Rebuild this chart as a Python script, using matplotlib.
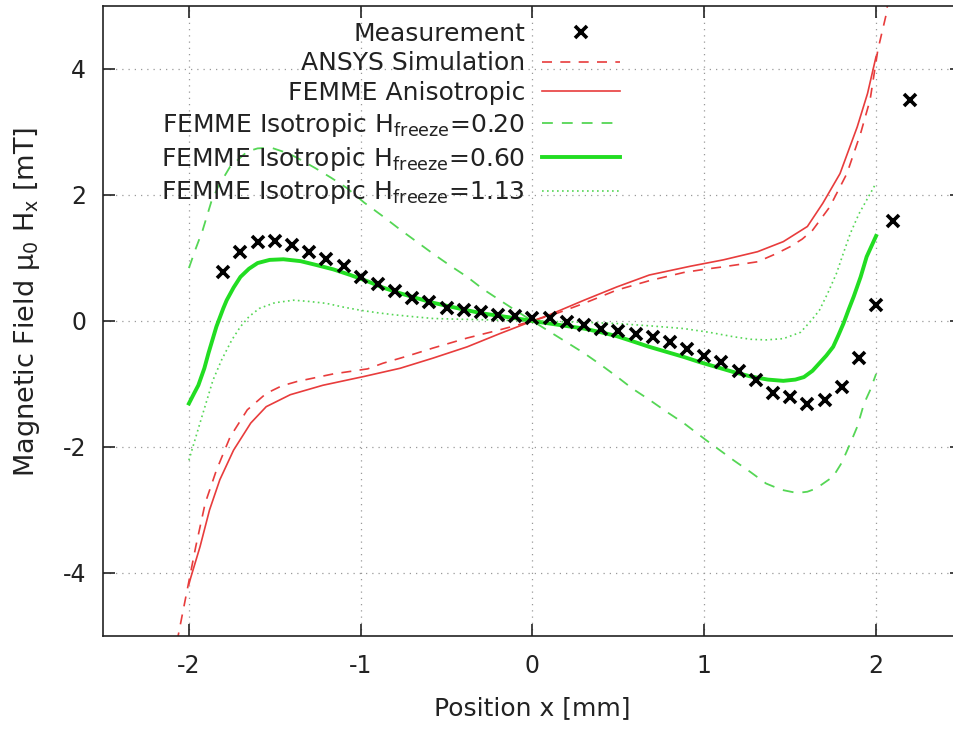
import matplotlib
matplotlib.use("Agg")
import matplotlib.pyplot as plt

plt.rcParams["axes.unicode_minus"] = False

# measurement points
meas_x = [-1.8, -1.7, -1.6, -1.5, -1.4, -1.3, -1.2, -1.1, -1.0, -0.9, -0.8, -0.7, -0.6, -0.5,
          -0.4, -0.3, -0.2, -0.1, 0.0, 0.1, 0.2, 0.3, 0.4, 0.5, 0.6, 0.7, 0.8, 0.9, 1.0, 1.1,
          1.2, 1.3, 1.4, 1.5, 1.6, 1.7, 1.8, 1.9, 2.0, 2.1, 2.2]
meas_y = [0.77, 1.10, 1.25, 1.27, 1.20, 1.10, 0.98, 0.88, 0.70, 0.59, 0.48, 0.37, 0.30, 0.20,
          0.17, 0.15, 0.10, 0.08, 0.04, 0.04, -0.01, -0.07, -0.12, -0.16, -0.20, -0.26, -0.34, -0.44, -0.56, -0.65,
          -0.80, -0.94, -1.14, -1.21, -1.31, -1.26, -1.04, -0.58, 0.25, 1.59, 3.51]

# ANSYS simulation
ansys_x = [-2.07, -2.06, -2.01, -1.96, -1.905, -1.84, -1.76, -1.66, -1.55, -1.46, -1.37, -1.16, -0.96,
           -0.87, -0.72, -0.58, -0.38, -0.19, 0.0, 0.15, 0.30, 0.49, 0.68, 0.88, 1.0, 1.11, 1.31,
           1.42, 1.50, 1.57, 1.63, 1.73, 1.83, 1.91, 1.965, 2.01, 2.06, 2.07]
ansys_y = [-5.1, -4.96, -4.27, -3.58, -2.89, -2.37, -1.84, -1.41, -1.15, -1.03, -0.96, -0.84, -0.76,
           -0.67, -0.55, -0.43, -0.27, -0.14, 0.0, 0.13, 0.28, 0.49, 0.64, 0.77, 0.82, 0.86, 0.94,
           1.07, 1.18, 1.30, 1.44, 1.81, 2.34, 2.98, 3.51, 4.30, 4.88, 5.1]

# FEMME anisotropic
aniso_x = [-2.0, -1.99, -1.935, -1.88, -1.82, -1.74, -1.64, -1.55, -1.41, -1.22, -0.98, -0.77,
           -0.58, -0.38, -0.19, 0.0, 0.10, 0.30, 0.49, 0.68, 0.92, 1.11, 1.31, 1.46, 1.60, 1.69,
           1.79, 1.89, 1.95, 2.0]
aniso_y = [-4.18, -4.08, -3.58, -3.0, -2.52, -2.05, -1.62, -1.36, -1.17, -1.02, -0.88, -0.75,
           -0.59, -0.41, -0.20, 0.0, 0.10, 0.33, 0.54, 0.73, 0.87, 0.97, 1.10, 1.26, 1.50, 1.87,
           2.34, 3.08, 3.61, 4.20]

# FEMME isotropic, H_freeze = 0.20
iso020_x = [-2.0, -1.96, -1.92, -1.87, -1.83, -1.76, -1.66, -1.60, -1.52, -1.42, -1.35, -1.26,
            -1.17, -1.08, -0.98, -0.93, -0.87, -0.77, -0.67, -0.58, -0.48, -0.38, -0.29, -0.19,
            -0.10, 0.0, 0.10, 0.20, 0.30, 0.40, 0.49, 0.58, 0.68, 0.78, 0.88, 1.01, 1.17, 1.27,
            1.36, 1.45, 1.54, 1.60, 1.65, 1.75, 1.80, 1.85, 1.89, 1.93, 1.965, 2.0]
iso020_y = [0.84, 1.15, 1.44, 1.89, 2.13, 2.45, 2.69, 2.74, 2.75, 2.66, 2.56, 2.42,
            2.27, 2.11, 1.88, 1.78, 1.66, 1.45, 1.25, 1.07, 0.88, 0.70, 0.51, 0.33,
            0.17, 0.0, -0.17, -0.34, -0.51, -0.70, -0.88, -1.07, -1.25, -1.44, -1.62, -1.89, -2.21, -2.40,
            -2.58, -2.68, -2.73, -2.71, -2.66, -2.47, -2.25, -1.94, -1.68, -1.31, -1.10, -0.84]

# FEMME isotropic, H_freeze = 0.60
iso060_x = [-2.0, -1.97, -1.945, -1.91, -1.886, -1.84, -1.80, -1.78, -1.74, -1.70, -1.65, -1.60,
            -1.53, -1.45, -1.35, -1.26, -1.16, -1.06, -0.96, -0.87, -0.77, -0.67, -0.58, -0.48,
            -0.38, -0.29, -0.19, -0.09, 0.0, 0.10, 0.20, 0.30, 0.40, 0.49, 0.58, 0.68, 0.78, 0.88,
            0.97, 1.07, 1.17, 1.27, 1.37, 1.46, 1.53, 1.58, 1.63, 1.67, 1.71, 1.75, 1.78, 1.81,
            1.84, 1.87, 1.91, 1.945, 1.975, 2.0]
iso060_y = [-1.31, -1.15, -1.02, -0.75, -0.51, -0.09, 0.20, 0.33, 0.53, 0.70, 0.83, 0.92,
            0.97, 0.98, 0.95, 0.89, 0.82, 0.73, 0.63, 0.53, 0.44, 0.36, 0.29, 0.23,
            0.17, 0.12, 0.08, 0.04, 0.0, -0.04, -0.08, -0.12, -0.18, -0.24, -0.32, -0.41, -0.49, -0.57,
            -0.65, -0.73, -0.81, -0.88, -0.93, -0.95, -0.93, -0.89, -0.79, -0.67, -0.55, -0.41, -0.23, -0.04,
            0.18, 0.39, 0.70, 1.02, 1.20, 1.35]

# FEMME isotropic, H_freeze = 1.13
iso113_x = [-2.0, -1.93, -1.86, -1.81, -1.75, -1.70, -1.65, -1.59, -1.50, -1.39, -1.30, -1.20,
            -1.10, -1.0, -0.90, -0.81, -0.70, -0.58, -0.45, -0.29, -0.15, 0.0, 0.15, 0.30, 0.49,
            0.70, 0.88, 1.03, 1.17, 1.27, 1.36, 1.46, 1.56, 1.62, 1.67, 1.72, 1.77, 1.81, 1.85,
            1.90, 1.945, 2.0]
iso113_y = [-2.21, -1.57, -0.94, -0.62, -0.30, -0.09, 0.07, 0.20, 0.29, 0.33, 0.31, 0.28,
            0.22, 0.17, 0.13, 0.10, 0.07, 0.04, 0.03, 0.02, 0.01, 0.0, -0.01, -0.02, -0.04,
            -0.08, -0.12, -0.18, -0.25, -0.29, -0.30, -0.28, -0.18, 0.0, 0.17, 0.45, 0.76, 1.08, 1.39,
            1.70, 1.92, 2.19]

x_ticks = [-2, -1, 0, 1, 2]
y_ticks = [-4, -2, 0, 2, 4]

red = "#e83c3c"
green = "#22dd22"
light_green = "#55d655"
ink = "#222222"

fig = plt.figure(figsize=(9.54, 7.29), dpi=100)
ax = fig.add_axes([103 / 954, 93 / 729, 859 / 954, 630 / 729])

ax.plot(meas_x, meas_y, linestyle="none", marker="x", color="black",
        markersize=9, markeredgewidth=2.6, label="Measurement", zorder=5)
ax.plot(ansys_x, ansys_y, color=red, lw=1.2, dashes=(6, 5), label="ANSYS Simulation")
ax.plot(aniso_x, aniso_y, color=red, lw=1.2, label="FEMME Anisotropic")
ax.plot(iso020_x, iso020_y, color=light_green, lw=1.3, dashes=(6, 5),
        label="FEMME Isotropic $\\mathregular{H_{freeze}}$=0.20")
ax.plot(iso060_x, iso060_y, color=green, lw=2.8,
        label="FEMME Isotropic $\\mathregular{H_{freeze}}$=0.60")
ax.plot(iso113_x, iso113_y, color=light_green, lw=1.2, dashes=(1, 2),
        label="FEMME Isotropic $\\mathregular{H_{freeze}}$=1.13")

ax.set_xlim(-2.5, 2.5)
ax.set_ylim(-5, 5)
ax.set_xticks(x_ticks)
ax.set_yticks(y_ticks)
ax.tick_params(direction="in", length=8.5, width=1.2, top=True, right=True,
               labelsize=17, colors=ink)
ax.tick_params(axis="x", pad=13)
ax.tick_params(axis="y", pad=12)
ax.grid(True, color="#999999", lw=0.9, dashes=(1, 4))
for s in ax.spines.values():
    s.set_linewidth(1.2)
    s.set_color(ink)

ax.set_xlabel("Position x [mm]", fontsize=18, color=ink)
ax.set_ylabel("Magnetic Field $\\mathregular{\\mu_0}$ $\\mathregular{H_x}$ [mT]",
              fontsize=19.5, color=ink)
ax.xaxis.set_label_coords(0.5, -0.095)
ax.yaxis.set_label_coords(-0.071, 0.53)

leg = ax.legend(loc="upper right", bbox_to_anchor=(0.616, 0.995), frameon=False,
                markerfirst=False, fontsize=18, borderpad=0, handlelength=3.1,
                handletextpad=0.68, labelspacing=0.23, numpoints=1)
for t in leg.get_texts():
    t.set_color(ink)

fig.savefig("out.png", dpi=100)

The task — From the opening line of the listing above through the line bearing "0.25, 1.59, 3.51]", repeat each line exactly. Drop every picture.

Expected output —
Rebuild this chart as a Python script, using matplotlib.
import matplotlib
matplotlib.use("Agg")
import matplotlib.pyplot as plt

plt.rcParams["axes.unicode_minus"] = False

# measurement points
meas_x = [-1.8, -1.7, -1.6, -1.5, -1.4, -1.3, -1.2, -1.1, -1.0, -0.9, -0.8, -0.7, -0.6, -0.5,
          -0.4, -0.3, -0.2, -0.1, 0.0, 0.1, 0.2, 0.3, 0.4, 0.5, 0.6, 0.7, 0.8, 0.9, 1.0, 1.1,
          1.2, 1.3, 1.4, 1.5, 1.6, 1.7, 1.8, 1.9, 2.0, 2.1, 2.2]
meas_y = [0.77, 1.10, 1.25, 1.27, 1.20, 1.10, 0.98, 0.88, 0.70, 0.59, 0.48, 0.37, 0.30, 0.20,
          0.17, 0.15, 0.10, 0.08, 0.04, 0.04, -0.01, -0.07, -0.12, -0.16, -0.20, -0.26, -0.34, -0.44, -0.56, -0.65,
          -0.80, -0.94, -1.14, -1.21, -1.31, -1.26, -1.04, -0.58, 0.25, 1.59, 3.51]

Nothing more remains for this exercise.